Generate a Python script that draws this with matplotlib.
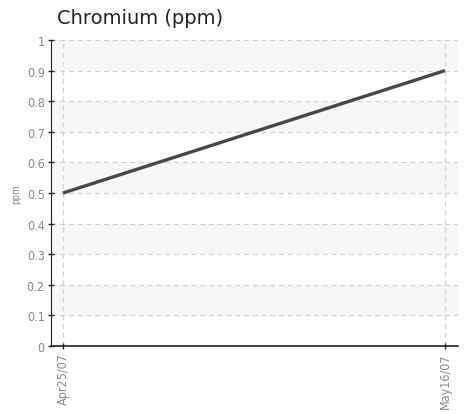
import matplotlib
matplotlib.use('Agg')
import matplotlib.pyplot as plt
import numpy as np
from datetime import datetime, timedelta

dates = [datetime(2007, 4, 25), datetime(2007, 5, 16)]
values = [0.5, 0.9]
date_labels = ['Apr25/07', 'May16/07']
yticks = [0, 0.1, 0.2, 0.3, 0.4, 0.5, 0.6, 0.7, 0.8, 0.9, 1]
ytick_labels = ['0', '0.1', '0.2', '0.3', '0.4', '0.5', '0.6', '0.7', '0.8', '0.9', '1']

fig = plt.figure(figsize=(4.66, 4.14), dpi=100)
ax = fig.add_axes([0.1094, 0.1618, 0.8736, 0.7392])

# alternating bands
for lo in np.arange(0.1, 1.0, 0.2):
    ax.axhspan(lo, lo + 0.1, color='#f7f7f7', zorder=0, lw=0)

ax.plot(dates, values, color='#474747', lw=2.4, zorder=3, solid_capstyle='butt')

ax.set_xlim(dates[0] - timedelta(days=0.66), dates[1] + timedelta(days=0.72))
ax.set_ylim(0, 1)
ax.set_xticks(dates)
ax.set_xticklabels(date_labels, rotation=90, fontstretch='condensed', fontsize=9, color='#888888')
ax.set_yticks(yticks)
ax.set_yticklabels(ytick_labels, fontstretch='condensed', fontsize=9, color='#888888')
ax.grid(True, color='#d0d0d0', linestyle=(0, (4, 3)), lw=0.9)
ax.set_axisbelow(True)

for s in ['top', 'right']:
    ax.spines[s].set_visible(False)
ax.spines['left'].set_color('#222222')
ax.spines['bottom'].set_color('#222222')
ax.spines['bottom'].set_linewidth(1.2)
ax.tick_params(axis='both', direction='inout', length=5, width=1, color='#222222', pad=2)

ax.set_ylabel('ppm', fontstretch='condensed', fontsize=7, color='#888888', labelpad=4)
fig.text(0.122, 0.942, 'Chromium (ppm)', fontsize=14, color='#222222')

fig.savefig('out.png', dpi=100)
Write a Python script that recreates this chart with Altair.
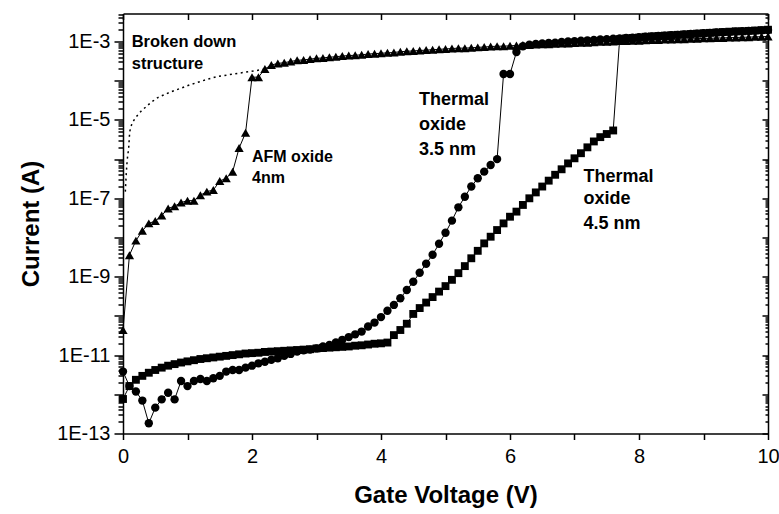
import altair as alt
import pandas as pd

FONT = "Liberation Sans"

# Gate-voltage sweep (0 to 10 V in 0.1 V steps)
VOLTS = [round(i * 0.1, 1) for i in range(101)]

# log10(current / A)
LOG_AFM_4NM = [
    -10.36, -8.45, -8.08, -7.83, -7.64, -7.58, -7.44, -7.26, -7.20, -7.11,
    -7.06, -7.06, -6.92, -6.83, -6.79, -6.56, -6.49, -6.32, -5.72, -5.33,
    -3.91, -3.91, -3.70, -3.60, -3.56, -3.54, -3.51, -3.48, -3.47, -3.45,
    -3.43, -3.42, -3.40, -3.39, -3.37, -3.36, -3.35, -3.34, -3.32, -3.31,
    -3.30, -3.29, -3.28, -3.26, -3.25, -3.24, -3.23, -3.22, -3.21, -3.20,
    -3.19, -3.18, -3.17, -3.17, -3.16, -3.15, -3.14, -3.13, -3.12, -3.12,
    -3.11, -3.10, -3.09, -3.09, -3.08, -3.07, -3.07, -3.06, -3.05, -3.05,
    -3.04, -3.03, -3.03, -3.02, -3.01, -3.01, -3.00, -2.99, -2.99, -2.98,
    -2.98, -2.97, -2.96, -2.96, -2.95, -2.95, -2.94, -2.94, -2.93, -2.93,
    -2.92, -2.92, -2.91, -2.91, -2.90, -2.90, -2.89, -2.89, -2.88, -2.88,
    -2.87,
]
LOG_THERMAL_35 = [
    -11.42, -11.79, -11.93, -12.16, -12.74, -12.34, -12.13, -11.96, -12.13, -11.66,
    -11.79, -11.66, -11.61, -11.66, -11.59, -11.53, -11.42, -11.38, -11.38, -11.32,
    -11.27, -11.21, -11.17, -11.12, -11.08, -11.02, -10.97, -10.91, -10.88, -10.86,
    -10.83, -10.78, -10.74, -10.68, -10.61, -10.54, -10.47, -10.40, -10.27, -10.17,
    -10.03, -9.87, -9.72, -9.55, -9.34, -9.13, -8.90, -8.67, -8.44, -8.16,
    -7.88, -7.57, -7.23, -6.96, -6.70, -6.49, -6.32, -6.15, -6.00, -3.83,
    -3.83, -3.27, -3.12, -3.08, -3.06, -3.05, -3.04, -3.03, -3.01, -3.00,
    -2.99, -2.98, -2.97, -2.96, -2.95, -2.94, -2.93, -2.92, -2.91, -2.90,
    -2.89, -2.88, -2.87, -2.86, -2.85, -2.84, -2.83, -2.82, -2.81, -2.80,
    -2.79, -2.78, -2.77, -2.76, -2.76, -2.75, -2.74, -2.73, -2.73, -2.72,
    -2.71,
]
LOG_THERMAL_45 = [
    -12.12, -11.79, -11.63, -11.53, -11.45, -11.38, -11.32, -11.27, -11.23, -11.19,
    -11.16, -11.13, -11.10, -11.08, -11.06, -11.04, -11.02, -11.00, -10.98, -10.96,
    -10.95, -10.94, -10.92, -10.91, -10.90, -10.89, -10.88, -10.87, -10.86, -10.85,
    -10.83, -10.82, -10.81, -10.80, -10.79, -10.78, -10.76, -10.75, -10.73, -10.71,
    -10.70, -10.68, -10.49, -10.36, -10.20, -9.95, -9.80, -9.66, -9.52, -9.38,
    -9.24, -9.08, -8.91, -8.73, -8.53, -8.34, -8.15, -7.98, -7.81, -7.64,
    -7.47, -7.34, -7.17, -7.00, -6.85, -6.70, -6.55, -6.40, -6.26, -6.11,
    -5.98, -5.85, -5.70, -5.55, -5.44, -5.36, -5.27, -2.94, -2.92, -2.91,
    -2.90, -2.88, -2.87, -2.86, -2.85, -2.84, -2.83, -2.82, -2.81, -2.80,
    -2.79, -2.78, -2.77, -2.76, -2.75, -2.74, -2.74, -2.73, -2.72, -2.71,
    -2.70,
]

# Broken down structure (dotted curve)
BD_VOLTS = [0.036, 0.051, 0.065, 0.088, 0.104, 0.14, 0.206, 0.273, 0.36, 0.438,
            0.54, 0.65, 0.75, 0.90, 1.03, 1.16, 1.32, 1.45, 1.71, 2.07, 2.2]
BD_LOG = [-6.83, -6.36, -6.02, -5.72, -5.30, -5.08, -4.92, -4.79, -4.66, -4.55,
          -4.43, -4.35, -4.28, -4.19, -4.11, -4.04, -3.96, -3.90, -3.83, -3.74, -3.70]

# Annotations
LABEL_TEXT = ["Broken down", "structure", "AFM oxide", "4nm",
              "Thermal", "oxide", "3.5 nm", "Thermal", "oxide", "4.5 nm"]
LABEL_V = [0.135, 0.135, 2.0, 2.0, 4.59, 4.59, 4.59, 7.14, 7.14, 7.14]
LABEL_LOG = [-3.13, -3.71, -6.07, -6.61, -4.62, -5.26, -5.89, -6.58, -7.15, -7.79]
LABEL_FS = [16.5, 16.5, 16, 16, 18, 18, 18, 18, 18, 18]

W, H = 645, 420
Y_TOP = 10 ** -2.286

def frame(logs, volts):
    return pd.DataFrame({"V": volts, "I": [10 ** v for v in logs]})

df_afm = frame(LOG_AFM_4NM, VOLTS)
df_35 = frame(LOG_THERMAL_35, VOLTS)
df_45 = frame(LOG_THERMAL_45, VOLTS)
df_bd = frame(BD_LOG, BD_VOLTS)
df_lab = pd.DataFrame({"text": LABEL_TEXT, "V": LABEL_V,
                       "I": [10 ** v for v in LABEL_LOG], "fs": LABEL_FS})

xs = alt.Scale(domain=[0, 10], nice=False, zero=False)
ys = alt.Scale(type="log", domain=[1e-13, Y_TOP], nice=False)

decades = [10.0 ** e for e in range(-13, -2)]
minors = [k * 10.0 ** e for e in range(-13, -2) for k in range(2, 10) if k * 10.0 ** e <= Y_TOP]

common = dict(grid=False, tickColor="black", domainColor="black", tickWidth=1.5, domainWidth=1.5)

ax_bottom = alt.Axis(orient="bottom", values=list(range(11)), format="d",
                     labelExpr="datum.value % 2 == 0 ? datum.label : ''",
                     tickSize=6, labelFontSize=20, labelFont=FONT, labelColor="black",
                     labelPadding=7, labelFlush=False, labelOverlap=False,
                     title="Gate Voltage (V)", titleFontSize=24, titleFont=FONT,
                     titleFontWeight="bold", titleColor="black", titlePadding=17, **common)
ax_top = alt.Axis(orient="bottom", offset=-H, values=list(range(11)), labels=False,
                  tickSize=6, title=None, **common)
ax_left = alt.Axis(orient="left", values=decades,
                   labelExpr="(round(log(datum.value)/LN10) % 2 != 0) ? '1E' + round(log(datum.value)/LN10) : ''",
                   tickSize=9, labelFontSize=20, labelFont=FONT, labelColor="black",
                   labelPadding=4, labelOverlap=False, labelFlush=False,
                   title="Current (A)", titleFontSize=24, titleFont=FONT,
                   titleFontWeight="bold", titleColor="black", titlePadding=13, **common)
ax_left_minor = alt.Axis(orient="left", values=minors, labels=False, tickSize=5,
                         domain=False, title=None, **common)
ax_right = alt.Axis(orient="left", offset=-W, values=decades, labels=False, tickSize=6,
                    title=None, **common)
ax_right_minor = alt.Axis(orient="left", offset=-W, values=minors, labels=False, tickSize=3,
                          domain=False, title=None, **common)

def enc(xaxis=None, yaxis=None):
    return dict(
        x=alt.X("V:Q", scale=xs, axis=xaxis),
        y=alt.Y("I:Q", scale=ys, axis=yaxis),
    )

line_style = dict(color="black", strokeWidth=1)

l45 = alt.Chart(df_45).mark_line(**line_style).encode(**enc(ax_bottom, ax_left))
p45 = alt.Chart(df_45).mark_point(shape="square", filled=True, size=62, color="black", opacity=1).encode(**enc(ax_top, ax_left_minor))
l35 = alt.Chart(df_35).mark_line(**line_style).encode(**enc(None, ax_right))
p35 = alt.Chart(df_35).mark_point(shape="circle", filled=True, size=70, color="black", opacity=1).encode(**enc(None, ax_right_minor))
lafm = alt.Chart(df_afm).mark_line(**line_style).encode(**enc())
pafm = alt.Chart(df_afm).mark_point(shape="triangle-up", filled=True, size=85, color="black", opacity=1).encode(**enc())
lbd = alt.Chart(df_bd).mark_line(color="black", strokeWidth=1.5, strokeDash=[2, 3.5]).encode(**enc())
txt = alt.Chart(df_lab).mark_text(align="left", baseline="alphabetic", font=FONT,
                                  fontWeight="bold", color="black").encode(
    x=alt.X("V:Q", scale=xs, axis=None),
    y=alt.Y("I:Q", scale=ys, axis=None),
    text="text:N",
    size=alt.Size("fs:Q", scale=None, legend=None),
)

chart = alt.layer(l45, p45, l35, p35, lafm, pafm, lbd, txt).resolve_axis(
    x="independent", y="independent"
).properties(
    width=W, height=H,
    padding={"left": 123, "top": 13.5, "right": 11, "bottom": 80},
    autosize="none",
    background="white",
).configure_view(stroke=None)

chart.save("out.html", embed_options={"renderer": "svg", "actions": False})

┄┄┄┄┄┄┄┄┄┄┄┄┄┄┄┄┄┄┄┄

# [The problem]
Do not include pictures. Give again exactly the lines starting at the one with "Write a Python" and ending at the one with "VOLTS = [round(i", both included.

# [Answer to the task]
Write a Python script that recreates this chart with Altair.
import altair as alt
import pandas as pd

FONT = "Liberation Sans"

# Gate-voltage sweep (0 to 10 V in 0.1 V steps)
VOLTS = [round(i * 0.1, 1) for i in range(101)]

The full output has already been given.